Mais les autorités du Pakistan ne voient pas cette communauté d’un «très bon œil». C’est dans ce cadre, d’ailleurs, qu’un amendement à la Constitution avait, dès 1974, mis cette frange de la population pakistanaise au ban de la communauté musulmane. Ainsi, outre le fait qu’il leur est interdit de se rendre en pèlerinage à la Mecque, les Ahmadis sont victimes de toutes sortes de persécutions et d’humiliations en tous genres.

Ainsi, lors d’une intervention musclée effectuée, le 5 décembre dernier, sans aucun mandat de perquisition, la police pakistanaise s’était emparée du matériel informatique d’un bureau appartenant à la communauté Ahmadie alors que ses membres étaient en train de travailler et avait arbitrairement arrêté deux imams pour leur faire avouer des faits qu’ils n’ont jamais commis.

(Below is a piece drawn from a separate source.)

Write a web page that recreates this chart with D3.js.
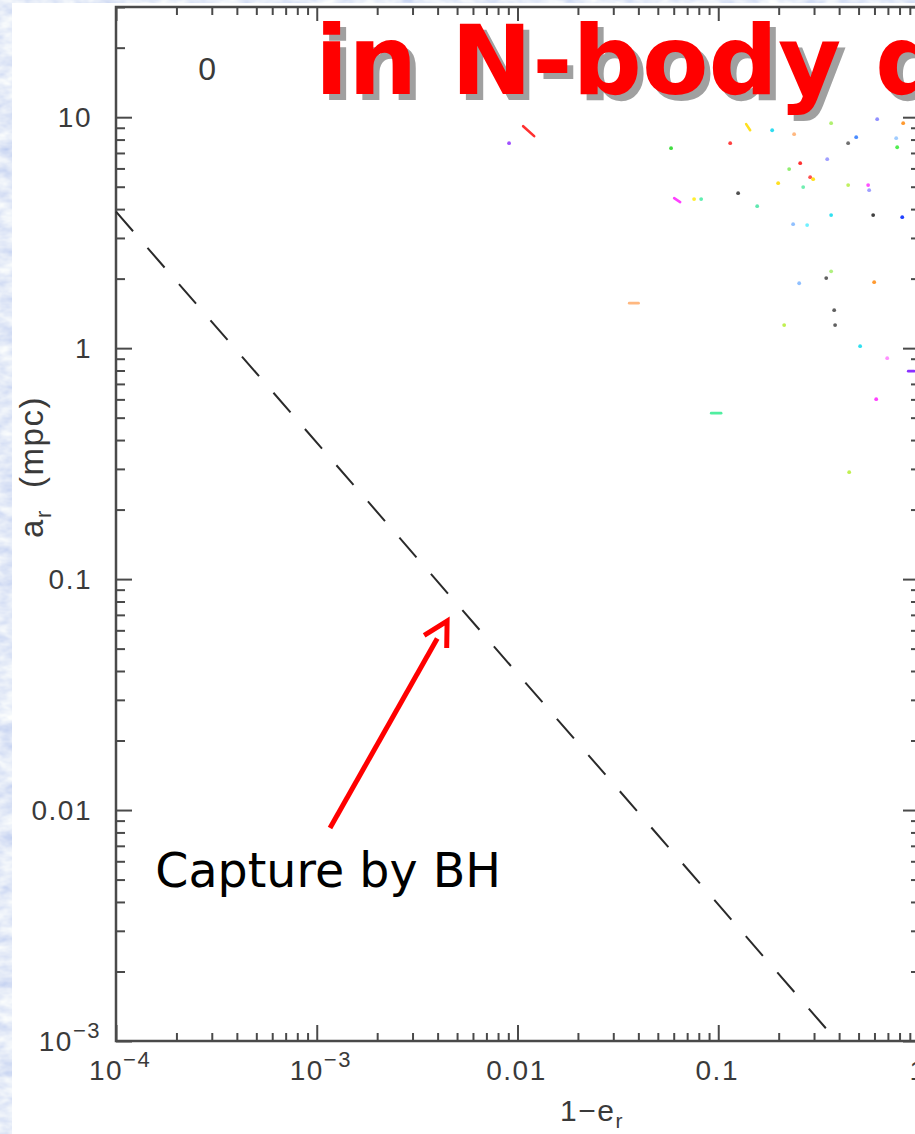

Force est de constater, toutefois, que si l’article 20 de la Constitution du Pakistan accorde expressément à chacun le droit de déterminer son culte, le second amendement, quant à lui, interdit aux Ahmadis une telle auto-détermination en les ravalant à un rang subalterne et en les considérant comme étant des «non-musulmans». Enfin, en vertu d’une telle ordonnance, il est interdit aux Ahmadis de faire acte de piété en lisant le Coran, en possédant des mosquées ou même en priant tout simplement ; en somme, de pratiquer leur foi bien que celle-ci contienne les éléments essentiels de la religion musulmane.